=== Supplied records ===

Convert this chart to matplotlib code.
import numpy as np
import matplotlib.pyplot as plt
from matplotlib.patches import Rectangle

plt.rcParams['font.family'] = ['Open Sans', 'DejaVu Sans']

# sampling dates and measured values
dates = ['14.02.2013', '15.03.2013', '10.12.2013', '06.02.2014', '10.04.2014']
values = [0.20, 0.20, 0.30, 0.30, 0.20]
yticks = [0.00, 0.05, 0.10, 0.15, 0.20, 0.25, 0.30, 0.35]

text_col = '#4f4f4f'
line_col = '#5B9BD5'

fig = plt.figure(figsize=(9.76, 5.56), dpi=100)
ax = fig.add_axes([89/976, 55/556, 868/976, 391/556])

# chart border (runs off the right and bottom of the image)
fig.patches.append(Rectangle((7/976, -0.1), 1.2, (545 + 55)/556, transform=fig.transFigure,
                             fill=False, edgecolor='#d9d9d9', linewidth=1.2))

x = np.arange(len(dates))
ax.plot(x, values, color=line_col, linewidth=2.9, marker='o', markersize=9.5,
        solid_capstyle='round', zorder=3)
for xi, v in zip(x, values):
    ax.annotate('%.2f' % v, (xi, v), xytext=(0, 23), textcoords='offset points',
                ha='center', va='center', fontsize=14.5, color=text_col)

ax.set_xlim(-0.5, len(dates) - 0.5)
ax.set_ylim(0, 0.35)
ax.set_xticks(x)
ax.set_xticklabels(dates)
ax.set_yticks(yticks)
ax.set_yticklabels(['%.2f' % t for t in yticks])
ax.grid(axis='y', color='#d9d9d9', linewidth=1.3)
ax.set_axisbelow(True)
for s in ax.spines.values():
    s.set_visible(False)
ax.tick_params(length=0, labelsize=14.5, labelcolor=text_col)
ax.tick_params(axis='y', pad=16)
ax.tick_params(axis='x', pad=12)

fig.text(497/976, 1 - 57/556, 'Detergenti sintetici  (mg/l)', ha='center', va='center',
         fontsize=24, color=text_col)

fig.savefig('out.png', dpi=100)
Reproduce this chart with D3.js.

===

(Brief)
Stopping at the line containing "ax.tick_params(axis='x', pad=12)", please repeat exactly every line from the very start of the entries, that line included, and nothing more.

(Completed task)
Convert this chart to matplotlib code.
import numpy as np
import matplotlib.pyplot as plt
from matplotlib.patches import Rectangle

plt.rcParams['font.family'] = ['Open Sans', 'DejaVu Sans']

# sampling dates and measured values
dates = ['14.02.2013', '15.03.2013', '10.12.2013', '06.02.2014', '10.04.2014']
values = [0.20, 0.20, 0.30, 0.30, 0.20]
yticks = [0.00, 0.05, 0.10, 0.15, 0.20, 0.25, 0.30, 0.35]

text_col = '#4f4f4f'
line_col = '#5B9BD5'

fig = plt.figure(figsize=(9.76, 5.56), dpi=100)
ax = fig.add_axes([89/976, 55/556, 868/976, 391/556])

# chart border (runs off the right and bottom of the image)
fig.patches.append(Rectangle((7/976, -0.1), 1.2, (545 + 55)/556, transform=fig.transFigure,
                             fill=False, edgecolor='#d9d9d9', linewidth=1.2))

x = np.arange(len(dates))
ax.plot(x, values, color=line_col, linewidth=2.9, marker='o', markersize=9.5,
        solid_capstyle='round', zorder=3)
for xi, v in zip(x, values):
    ax.annotate('%.2f' % v, (xi, v), xytext=(0, 23), textcoords='offset points',
                ha='center', va='center', fontsize=14.5, color=text_col)

ax.set_xlim(-0.5, len(dates) - 0.5)
ax.set_ylim(0, 0.35)
ax.set_xticks(x)
ax.set_xticklabels(dates)
ax.set_yticks(yticks)
ax.set_yticklabels(['%.2f' % t for t in yticks])
ax.grid(axis='y', color='#d9d9d9', linewidth=1.3)
ax.set_axisbelow(True)
for s in ax.spines.values():
    s.set_visible(False)
ax.tick_params(length=0, labelsize=14.5, labelcolor=text_col)
ax.tick_params(axis='y', pad=16)
ax.tick_params(axis='x', pad=12)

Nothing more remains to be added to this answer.